Automated Rotation	AWS Secrets Manager / Vault automatically changes the password on a schedule (e.g., every 30 days) and triggers an app restart or webhook.	Highly secure. Compliance friendly.	Requires expensive tooling and complex infrastructure setup.

Best Practice: For production databases, enable Automatic Rotation using a lambda function that rotates the credentials in the database first, then updates the secret manager. Your application should be resilient enough to retry database connections if authentication fails, fetching the new secret on retry.

8. Case Study: The Uber Data Breach (2016)

The 2016 Uber data breach is a textbook example of poor environment variable management. Hackers found a private private GitHub repository used by Uber engineers. Inside the code, they found hardcoded AWS credentials. Using these credentials, they accessed Uber's private AWS S3 buckets. They downloaded a file containing the personal information of 57 million users and 600,000 drivers.

The Lesson:

1. Never, ever hardcode keys. Even in private repos. Private repos can be leaked or accessed by compromised employee accounts.
2. Environment variables should not be stored in the repo.
3. Access keys should have Least Privilege. The keys found had full admin access to S3. They should have been restricted.

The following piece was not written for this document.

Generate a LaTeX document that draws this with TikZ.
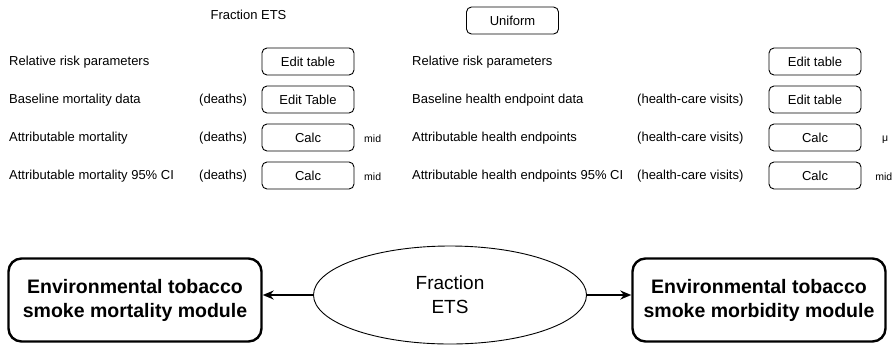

Uber paid a $100,000 ransom to the hackers to delete the data and cover it up, which eventually led to huge legal trouble. This all started from a single hardcoded string.

9. Conclusion: The Security Mindset

Security is not a feature you add at the end; it is a mindset you adopt from day one. Environment variables are the first line of defense in that mindset. They enforce a discipline of separating configuration from code, which is the cornerstone of scalable and secure software architecture. Whether you are a solo developer using .env files or an enterprise architect implementing HashiCorp Vault, the principle remains the same: Protect your secrets as if your business depends on them—because it does. By automating secret injection and rotation, you remove the human element from the security equation, making your systems robust against both external attacks and internal negligence.